- Capital: St. John's
- Demonym(s): Antiguan Barbudan Montserratian

Government
- • Governor: George W. Ramsay (1816-1819) Benjamin D'Urban (1820-1826) Patrick Ross (1826-1832) Evan Murray-Macgregor (acting; 1832-1833)
- • Established: 1816
- • Disestablished: 1833
| Preceded by | Succeeded by |
| / British Leeward Islands | British Leeward Islands / |
- Today part of: Antigua and Barbuda Montserrat;

= Antigua-Barbuda-Montserrat =

1816–1833 British colony in the Caribbean Sea

Antigua-Barbuda-Montserrat was a British colony in the West Indies from 1816 to 1833, established following the dissolution of the British Leeward Islands. During its existence, the hold of slavery over the islands began to wane, culminating in mass riots in 1831 that resulted in improved rights for much of the population and the reunification of the British Leeward Islands.

== History ==
Antigua, Barbuda, and Montserrat had been British colonies since the 17th century, although always administered separately.

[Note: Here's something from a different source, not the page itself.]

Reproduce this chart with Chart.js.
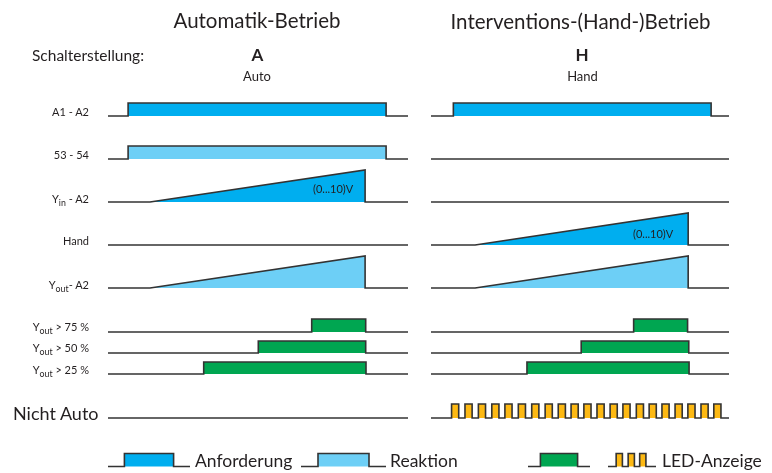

The British Leeward Islands, administered from St. John's, were abolished in 1816 following a yellow fever epidemic and a series of short-serving governors, mostly residing in Saint Kitts. The colony was divided into two, with the first governor of the island being George W. Ramsay who arrived in the middle of the year. The council agreed to pay him five-thousand pounds per year. In Great Britain, a rumour emerged that slaveholders in the Caribbean were holding free blacks and colored people in slavery, resulting in the colony creating a slave registry to dispell this and to enforce the abolition of the slave trade. In 1817, George W. Ramsay had a temporary leave of absence and T. Norbury Kerby, the Antiguan treasurer, became the acting governor. During his tenure, his administration focused on enforcing the slave trade's abolition and ensuring that any slave that left the colony was properly documented. Ramsay died in 1819, being replaced by Benjamin D'Urban in 1820. A census was conducted on all three islands, showing a significant increase and a mostly black population. In Antigua, a 945-man militia was also raised. A yellow fever epidemic hit Montserrat in 1821, causing a minor population decrease. In 1823 a Montserrat militia was also established. In 1825, the first English bishop was appointed in the Caribbean, resulting in him touring the several colonies, including Antigua-Barbuda-Montserrat. This was a cause for celebration and he, Coleridge, was given 4,200 pounds per year from the government. D'Urban was recalled, being replaced by Patrick Ross in 1826. Ross attempted to establish himself with the island's elite, while trying to calm their fears over impending emancipation. In 1828 a "dandy fever" epidemic hit Antigua, which caused sufferers trouble with walking. An insurrection also occurred in 1831 among the black population, with martial law imposed and Ross eventually resigning in 1832. The insurrection caused most planters to allow their Antiguan slaves to visit the capital every other Sunday. The colony was abolished shortly after the appointment of Evan Murray-Macgregor to the reinstated Leeward Islands governorship, once again based in Antigua.

== Demographics ==
In 1823 a census was conducted. Antigua had a population of 37,031, including 30,985 black people, 4,066 colored people, and 1,980 white people. Montserrat had 6,124 slaves in 1821, 5,835 slaves in 1823, and a total population of 7,119 in 1828 including 5,986 black people, 818 free colored people, and 315 white people. In 1831 Barbuda had a population of 503.